On top of what happened to Khashoggi, there’s growing concern over the status of Walid Fitaihi, a Harvard-trained physician and a dual U.S.-Saudi national who has been detained by the Saudis since November 2017 and allegedly beaten and tortured on repeated occasions. According to the New York Times, friends close to Fitaihi believe his detention has to do with the palace intrigues surrounding the crown prince’s ruthless consolidation of power. And they have expressed their disquiet with President Trump’s silence over his incarceration.

“He’s gone full gangster,” said Sen. Marco Rubio (R-Fla.) at a hearing on Wednesday in reference to Mohammed, “and it’s difficult to work with a guy like that.” Sen. Jeanne Shaheen (D-N.H.) added that the Saudis’ “list of human rights violations is so long, it’s hard to comprehend what’s going on there.”

Several pieces of legislation are pending in the Senate and House, including a bill calling for the end of U.S. support of the Saudi-led war in Yemen and a bipartisan-sponsored measure that would effectively mandate sanctions on the crown prince.

“Now the question is whether the Senate will act to uphold its authority under the law and prevent the Saudi ruler from escaping accountability for the gruesome murder and dismemberment of a journalist who was a Virginia resident and a contributor to The Post,” noted an editorial in The Post. “Not only the question of justice for Khashoggi is at issue: The crime is part of a pattern of reckless and destructive behavior by Mohammed bin Salman that ranges from the bombing of civilians in Yemen to the imprisonment and torture of a number of Saudi female activists, as well as a U.S. citizen.”

But the Saudis’ response has so far been categorical and unrepentant. “Interference in domestic affairs under the guise of defending human rights is in fact an attack on our sovereignty,” said Abdul Aziz Alwasil, the kingdom’s permanent representative in Geneva, in reaction to the European Union’s statement.
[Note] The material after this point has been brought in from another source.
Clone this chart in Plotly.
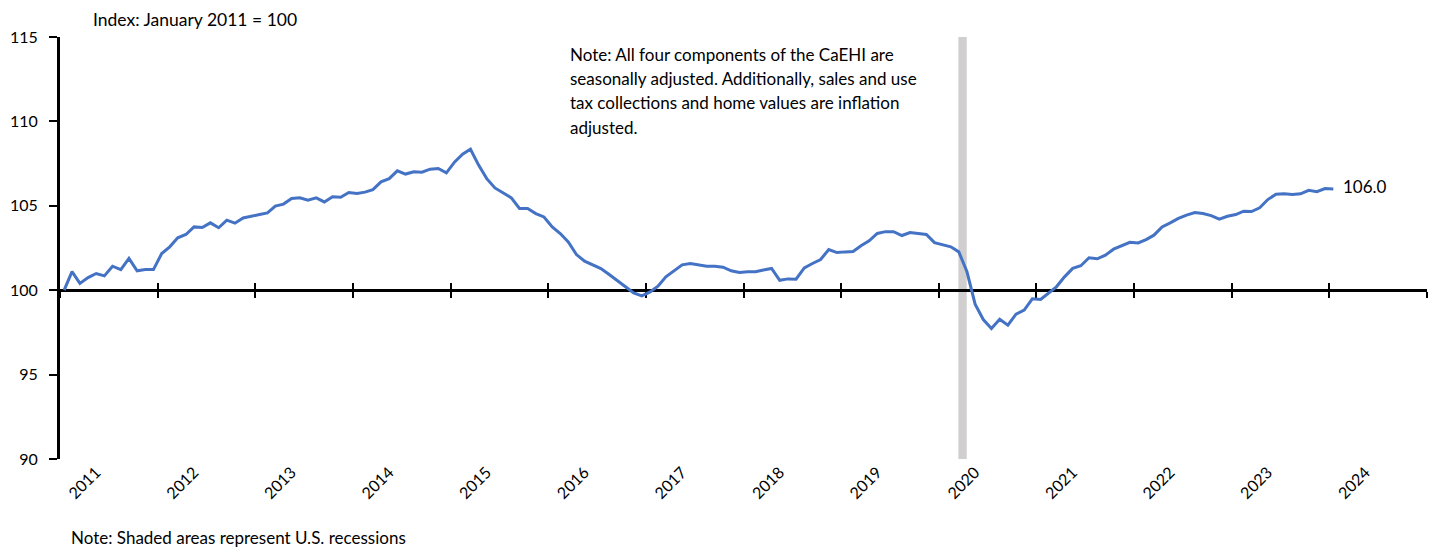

Similar bullish statements came from the Saudi Foreign Ministry this year as members of Congress weighed the passage of a punitive bill.

That Riyadh has endured only the slightest course corrections amid months of controversy speaks, firstly, to the durability of the monarchy’s economic ties with a host of major powers. International political and business elites have shown themselves all too willing to overlook a regime’s record when it suits their interests. But it also speaks to the fact that despite their concerns over Khashoggi’s death, insiders in Washington cheer the Saudi push toward a more “normal” and secular modernity encouraged by Mohammed’s ambitious economic and social reform agenda. Movie theaters have sprung up, and women can now learn to drive — no matter that key female activists who clamored for these rights are still in prison.

Mohammed has championed these reforms by inculcating a new spirit of nationalism. “Saudi Arabia’s undergoing an aggressive nationalist rebranding, downplaying an austere religious doctrine associated abroad with terrorism, and promoting veneration of de facto ruler Crown Prince Mohammed bin Salman as he pursues an economic overhaul,” noted Bloomberg News this week, exploring the extent to which overt nationalism is supplanting the kingdom’s traditional religious orthodoxy. “Amid efforts to maintain domestic support while redesigning the contract between state and citizen, traitors, not infidels, are the enemy.”

The lecturing from Western capitals, too, plays into this dynamic, deepening national feeling among many patriotic Saudis who have rallied around their prince in the face of “unbalanced” criticism from abroad, said Ali Shihabi, founder of the Arabia Foundation, a Washington think tank with close ties to Riyadh. He added that “inspiring nationalism is an objective” of Mohammed’s reform agenda.

Critics of the crown prince view him as a fundamentally destabilizing leader. Other experts argue that he’s here to stay. “It’s impossible to not see how much the country has changed” under Mohammed’s watch, said former U.S. diplomat Dennis Ross at a panel hosted by the Arabia Foundation last week, saying that though the crown prince may be “reckless,” the United States has much to gain from a “successful transformation” from Wahhabism to nationalism in Saudi Arabia.

In an op-ed written last year, Ross had even suggested the crown prince could turn into the Ataturk of the Gulf, a reference to the pioneering, secularizing founder of the Turkish republic. But one of his interlocutors last week fired back, arguing that Mohammed is no Ataturk and much more like Russian President Vladimir Putin — a figure to be contained and checked, not befriended and enabled.